— start DATA LISTING —

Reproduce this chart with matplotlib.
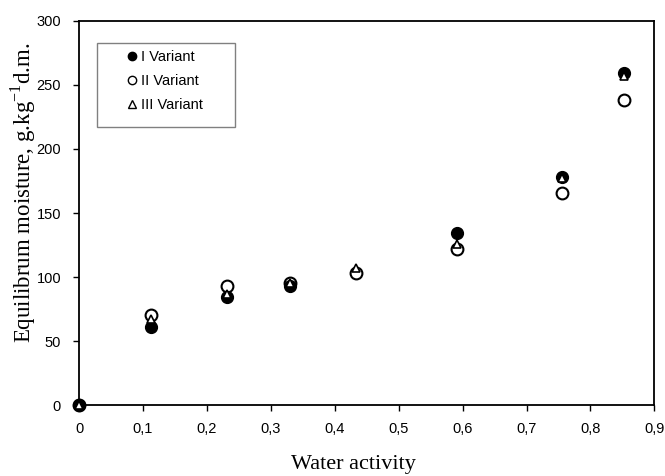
import matplotlib.pyplot as plt
from matplotlib.patches import Rectangle
from matplotlib.ticker import FuncFormatter

# water activity and equilibrium moisture (g/kg d.m.)
aw_1 = [0.0, 0.113, 0.231, 0.330, 0.591, 0.756, 0.853]
var_1 = [0, 61, 84.5, 93, 134, 178, 259]

aw_2 = [0.0, 0.113, 0.231, 0.330, 0.433, 0.591, 0.756, 0.853]
var_2 = [0, 70, 93, 95, 103, 122, 166, 238]

aw_3 = [0.0, 0.113, 0.231, 0.330, 0.433, 0.591, 0.756, 0.853]
var_3 = [0, 67, 87, 95, 107, 126, 177, 257]

x_ticks = [0, 0.1, 0.2, 0.3, 0.4, 0.5, 0.6, 0.7, 0.8, 0.9]
y_ticks = [0, 50, 100, 150, 200, 250, 300]

fig = plt.figure(figsize=(6.65, 4.76), dpi=100)
ax = fig.add_axes([0.119, 0.149, 0.865, 0.807])

ax.plot(aw_1, var_1, 'o', color='black', markersize=8.5, label='I Variant', clip_on=False, zorder=3)
ax.plot(aw_2, var_2, 'o', markerfacecolor='none', markeredgecolor='black', markeredgewidth=1.5,
        markersize=8.5, label='II Variant', clip_on=False, zorder=4)
ax.plot(aw_3, var_3, '^', markerfacecolor='white', markeredgecolor='black', markeredgewidth=1.2,
        markersize=6, label='III Variant', clip_on=False, zorder=5)

ax.set_xlim(0, 0.9)
ax.set_ylim(0, 300)
ax.set_xticks(x_ticks)
ax.set_yticks(y_ticks)
ax.xaxis.set_major_formatter(FuncFormatter(lambda v, p: ('%g' % round(v, 1)).replace('.', ',')))
ax.tick_params(direction='out', length=4, width=1, labelsize=10.5)
ax.tick_params(axis='x', pad=8)
ax.tick_params(axis='y', pad=9)
for lbl in ax.get_xticklabels() + ax.get_yticklabels():
    lbl.set_family('Liberation Sans')
for s in ax.spines.values():
    s.set_linewidth(1.3)

ax.set_xlabel('Water activity', family='Liberation Serif', fontsize=16)
ax.set_ylabel('Equilibrum moisture, g.kg$^{\\mathregular{-1}}$d.m.', family='Liberation Serif', fontsize=16.5)
ax.xaxis.set_label_coords(0.476, -0.13)
ax.yaxis.set_label_coords(-0.071, 0.552)

# legend box (frame drawn separately, Excel style padding)
ax.add_patch(Rectangle((0.031, 0.724), 0.24, 0.219, transform=ax.transAxes, facecolor='white',
                       edgecolor='gray', linewidth=1, zorder=6))
leg = ax.legend(loc='upper left', bbox_to_anchor=(0.079, 0.925), prop={'family': 'Liberation Sans', 'size': 10.5},
                frameon=False, handlelength=1.0, handletextpad=0.15, borderpad=0, labelspacing=0.7,
                borderaxespad=0)
leg.set_zorder(7)
for h, ms in zip(leg.legend_handles, [6, 6, 6]):
    h.set_markersize(ms)
    h.set_markeredgewidth(1)

fig.savefig('out.png', dpi=100)
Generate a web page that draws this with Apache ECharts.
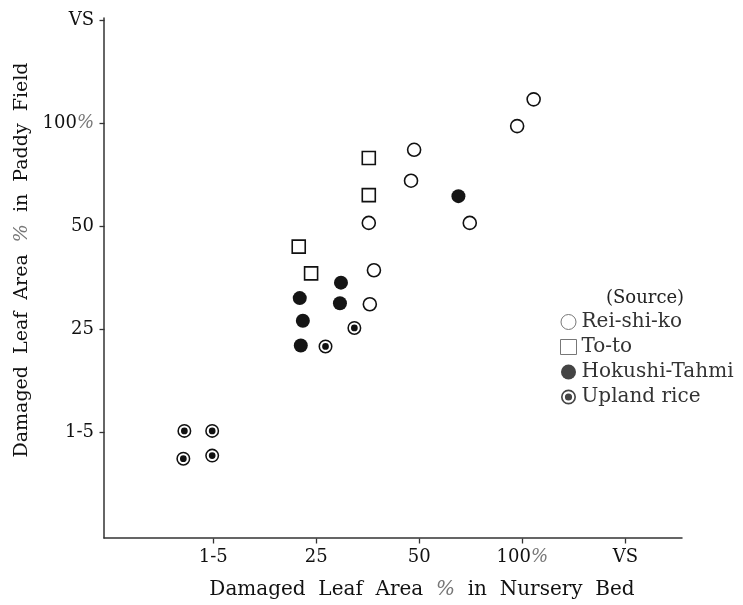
<!DOCTYPE html>
<html>
<head>
<meta charset="utf-8">
<script src="https://cdn.jsdelivr.net/npm/echarts@6/dist/echarts.min.js"></script>
<style>
  html, body { margin: 0; padding: 0; background: #fff; }
  #main { width: 743px; height: 605px; }
</style>
</head>
<body>
<div id="main"></div>
<script>
// tick positions 1..5 stand for the class labels below
var tickLabels = ['1-5', '25', '50', '100%', 'VS'];
var tickValues = [1, 2, 3, 4, 5];

// [nursery bed class, paddy field class]
var reiShiKo = [[2.95, 3.74], [2.92, 3.44], [2.51, 3.03], [3.49, 3.03],
                [2.56, 2.57], [2.52, 2.24], [4.11, 4.23], [3.95, 3.97]];
var toTo = [[2.51, 3.66], [2.51, 3.30], [1.83, 2.80], [1.95, 2.54]];
var hokushiTahmi = [[2.24, 2.45], [1.84, 2.30], [2.23, 2.25], [1.87, 2.08],
                    [1.85, 1.84], [3.38, 3.29]];
var uplandRice = [[0.72, 1.01], [0.99, 1.01], [0.71, 0.74], [0.99, 0.77],
                  [2.09, 1.83], [2.37, 2.01]];

var serif = 'DejaVu Serif';
var pct = { fontStyle: 'italic', color: '#777', fontFamily: serif };
// ring + centre dot
var bullseye = 'path://M10 0A10 10 0 1 1 10 20A10 10 0 1 1 10 0Z' +
  'M10 2.2A7.8 7.8 0 1 0 10 17.8A7.8 7.8 0 1 0 10 2.2Z' +
  'M10 5.2A4.8 4.8 0 1 1 10 14.8A4.8 4.8 0 1 1 10 5.2Z';

function tickFmt(v) {
  var s = tickLabels[Math.round(v) - 1] || '';
  return s.replace('%', '{p|%}');
}

var xRange = { min: -0.06, max: 5.55 };
var yRange = { min: -0.03, max: 5.02 };

var chart = echarts.init(document.getElementById('main'));

var axisCommon = {
  type: 'value',
  splitLine: { show: false },
  axisLine: { show: true, onZero: false, lineStyle: { color: '#333', width: 1.5 } },
  axisTick: { show: false },
  axisLabel: {
    customValues: tickValues,
    formatter: tickFmt,
    color: '#111',
    fontFamily: serif,
    fontSize: 18,
    margin: 10,
    rich: { p: pct }
  }
};

// short outward tick at each class position, placed through the axis scales
function tickSeries(isX) {
  return {
    type: 'custom',
    silent: true,
    clip: false,
    data: tickValues.map(function (v) {
      return isX ? [v, yRange.min] : [xRange.min, v];
    }),
    renderItem: function (params, api) {
      var p = api.coord([api.value(0), api.value(1)]);
      var x = Math.round(p[0]) + 0.5, y = Math.round(p[1]) + 0.5;
      return {
        type: 'line',
        shape: isX ? { x1: x, y1: y, x2: x, y2: y + 5 } : { x1: x, y1: y, x2: x - 5, y2: y },
        style: { stroke: '#333', lineWidth: 1.3 }
      };
    }
  };
}

var option = {
  backgroundColor: '#fff',
  animation: false,
  grid: { left: 104, right: 61, top: 18, bottom: 66 },
  title: {
    text: '(Source)',
    left: 601,
    top: 284,
    textStyle: { fontFamily: serif, fontSize: 18, fontWeight: 'normal', color: '#222' }
  },
  legend: {
    orient: 'vertical',
    left: 555,
    top: 307,
    itemWidth: 16,
    itemHeight: 15,
    itemGap: 5,
    textStyle: { fontFamily: serif, fontSize: 20, color: '#333' },
    data: [
      { name: 'Rei-shi-ko', itemStyle: { borderColor: '#777', borderWidth: 1 } },
      { name: 'To-to', itemStyle: { borderColor: '#777', borderWidth: 1 } },
      { name: 'Hokushi-Tahmi', itemStyle: { color: '#444' } },
      { name: 'Upland rice', itemStyle: { color: '#444' } }
    ]
  },
  xAxis: Object.assign({}, axisCommon, xRange, {
    name: 'Damaged  Leaf  Area  {p|%}  in  Nursery  Bed',
    nameLocation: 'middle',
    nameGap: 42,
    nameTextStyle: {
      fontFamily: serif, fontSize: 20, color: '#111',
      padding: [0, 0, 0, 58],
      rich: { p: pct }
    }
  }),
  yAxis: Object.assign({}, axisCommon, yRange, {
    name: 'Damaged  Leaf  Area  {p|%}  in  Paddy  Field',
    nameLocation: 'middle',
    nameGap: 72,
    nameTextStyle: {
      fontFamily: serif, fontSize: 19, color: '#111',
      padding: [0, 0, 0, 36],
      rich: { p: pct }
    }
  }),
  series: [
    {
      name: 'Rei-shi-ko',
      type: 'scatter',
      symbol: 'circle',
      symbolSize: 13,
      itemStyle: { color: '#fff', borderColor: '#111', borderWidth: 1.6, opacity: 1 },
      data: reiShiKo
    },
    {
      name: 'To-to',
      type: 'scatter',
      symbol: 'rect',
      symbolSize: 13,
      itemStyle: { color: '#fff', borderColor: '#111', borderWidth: 1.6, opacity: 1 },
      data: toTo
    },
    {
      name: 'Hokushi-Tahmi',
      type: 'scatter',
      symbol: 'circle',
      symbolSize: 14,
      itemStyle: { color: '#151515', opacity: 1 },
      data: hokushiTahmi
    },
    {
      name: 'Upland rice',
      type: 'scatter',
      symbol: bullseye,
      symbolSize: 14,
      itemStyle: { color: '#111', opacity: 1 },
      data: uplandRice
    },
    tickSeries(true),
    tickSeries(false)
  ]
};

chart.setOption(option);
</script>
</body>
</html>
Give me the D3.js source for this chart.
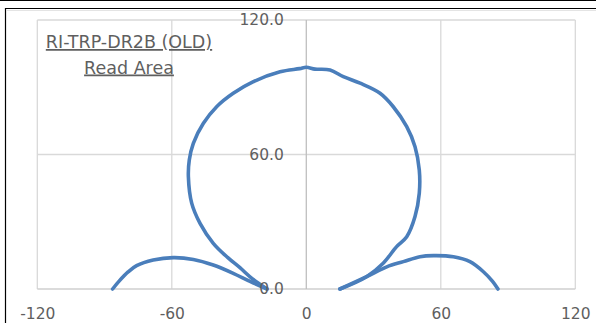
<!DOCTYPE html>
<html>
<head>
<meta charset="utf-8">
<script src="https://cdn.jsdelivr.net/npm/d3@7/dist/d3.min.js"></script>
<style>
  html, body { margin: 0; padding: 0; background: #fff; }
  svg { display: block; }
  text { font-family: "DejaVu Sans", sans-serif; fill: #5f5f5f; }
</style>
</head>
<body>
<svg id="chart" width="596" height="323"></svg>
<script>
// Read-area pattern (x, y) in the same units on both axes
const leftLobe = [
  [-86.4, 0], [-83.5, 3.5], [-79.5, 7.6], [-75.7, 10.4], [-68.3, 12.9], [-59.3, 14.0],
  [-50.4, 13.2], [-41.5, 10.7], [-32.6, 7.0], [-25.1, 3.4], [-17.5, 0]
];
const mainLobe = [
  [-17.5, 0], [-24, 4.5], [-29.6, 9.5], [-35, 14], [-41.5, 20.4], [-47.4, 29.3],
  [-51.1, 38.2], [-52.6, 50.1], [-52.2, 57.5], [-50.4, 65], [-45.9, 73.9],
  [-40, 81.3], [-32.6, 87.3], [-23.6, 92.5], [-11.7, 96.9], [-3, 98.3], [0, 98.9],
  [3.9, 98.1], [10.6, 97.7], [16.5, 94.7], [24, 91.8], [32.9, 87.3], [38.8, 81.3],
  [44.8, 72.4], [48.5, 63.5], [50.4, 53.1], [50.4, 42.7], [48.5, 32.3], [44.8, 23.3],
  [40.3, 18.9], [34.3, 11.5], [26.9, 5.5], [15, 0]
];
const rightLobe = [
  [15, 0], [26.9, 5.5], [35.9, 9.9], [43.3, 12.2], [50.7, 14.4], [56.7, 14.9],
  [65.6, 14.4], [73, 12.2], [79, 7.7], [83, 3.5], [85.5, 0]
];
const xTicks = [-120, -60, 0, 60, 120];
const yTicks = [0, 60, 120];
const titleLines = ["RI-TRP-DR2B (OLD)", "Read Area"];

const svg = d3.select("#chart");

const x = d3.scaleLinear().domain([-120, 120]).range([37.3, 575.3]);
const y = d3.scaleLinear().domain([0, 120]).range([289, 20]);

// sheet frame lines around the chart object
svg.append("line").attr("x1", 0).attr("x2", 596).attr("y1", 0.5).attr("y2", 0.5)
  .attr("stroke", "#000").attr("stroke-width", 1);
svg.append("line").attr("x1", 5).attr("x2", 596).attr("y1", 8.5).attr("y2", 8.5)
  .attr("stroke", "#000").attr("stroke-width", 1.2);
svg.append("line").attr("x1", 5.5).attr("x2", 5.5).attr("y1", 8).attr("y2", 323)
  .attr("stroke", "#000").attr("stroke-width", 1.2);
svg.append("line").attr("x1", 6).attr("x2", 596).attr("y1", 10.5).attr("y2", 10.5)
  .attr("stroke", "#e4e4e4").attr("stroke-width", 1);

// gridlines
const grid = svg.append("g").attr("stroke", "#d9d9d9").attr("stroke-width", 1.3);
grid.selectAll("line.v").data(xTicks.filter(d => d !== 0)).join("line")
  .attr("class", "v")
  .attr("x1", d => x(d)).attr("x2", d => x(d))
  .attr("y1", y(0)).attr("y2", y(120));
grid.selectAll("line.h").data(yTicks.filter(d => d !== 0)).join("line")
  .attr("class", "h")
  .attr("x1", x(-120)).attr("x2", x(120))
  .attr("y1", d => y(d)).attr("y2", d => y(d));

// axis lines through the origin
svg.append("line").attr("x1", x(-120)).attr("x2", x(120)).attr("y1", y(0)).attr("y2", y(0))
  .attr("stroke", "#cfcfcf").attr("stroke-width", 1.3);
svg.append("line").attr("x1", x(0)).attr("x2", x(0)).attr("y1", y(0)).attr("y2", y(120))
  .attr("stroke", "#bfbfbf").attr("stroke-width", 1.3);

// pattern curves
const line = d3.line().x(d => x(d[0])).y(d => y(d[1])).curve(d3.curveCatmullRom.alpha(0.5));
svg.append("g").selectAll("path").data([leftLobe, mainLobe, rightLobe]).join("path")
  .attr("d", line)
  .attr("fill", "none")
  .attr("stroke", "#4a7ebb")
  .attr("stroke-width", 3.6)
  .attr("stroke-linejoin", "round")
  .attr("stroke-linecap", "round");

// axes (labels only)
const xAxis = svg.append("g").attr("transform", `translate(0,${y(0)})`)
  .call(d3.axisBottom(x).tickValues(xTicks).tickSize(0).tickPadding(19).tickFormat(d => String(d)));
const yAxis = svg.append("g").attr("transform", `translate(${x(0)},0)`)
  .call(d3.axisLeft(y).tickValues(yTicks).tickSize(0).tickPadding(22.5).tickFormat(d => d.toFixed(1)));
[xAxis, yAxis].forEach(g => {
  g.select(".domain").remove();
  g.selectAll("text")
    .attr("fill", "#5f5f5f")
    .style("font-family", "'DejaVu Sans', sans-serif")
    .style("font-size", "15.5px");
});

// title block
svg.append("g").selectAll("text").data(titleLines).join("text")
  .attr("x", 129)
  .attr("y", (d, i) => 48 + i * 25.5)
  .attr("text-anchor", "middle")
  .style("font-size", "17.5px")
  .style("text-decoration", "underline")
  .text(d => d);
</script>
</body>
</html>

— end DATA LISTING —

** WHAT YOU WILL DO **
From the opening line of the entries above to the line containing "var_3 = [0, 67, 87, 95, 107, 126, 177, 257]", please transcribe each line exactly, skipping every picture.

** ANSWER FOR THIS EXERCISE **
Reproduce this chart with matplotlib.
import matplotlib.pyplot as plt
from matplotlib.patches import Rectangle
from matplotlib.ticker import FuncFormatter

# water activity and equilibrium moisture (g/kg d.m.)
aw_1 = [0.0, 0.113, 0.231, 0.330, 0.591, 0.756, 0.853]
var_1 = [0, 61, 84.5, 93, 134, 178, 259]

aw_2 = [0.0, 0.113, 0.231, 0.330, 0.433, 0.591, 0.756, 0.853]
var_2 = [0, 70, 93, 95, 103, 122, 166, 238]

aw_3 = [0.0, 0.113, 0.231, 0.330, 0.433, 0.591, 0.756, 0.853]
var_3 = [0, 67, 87, 95, 107, 126, 177, 257]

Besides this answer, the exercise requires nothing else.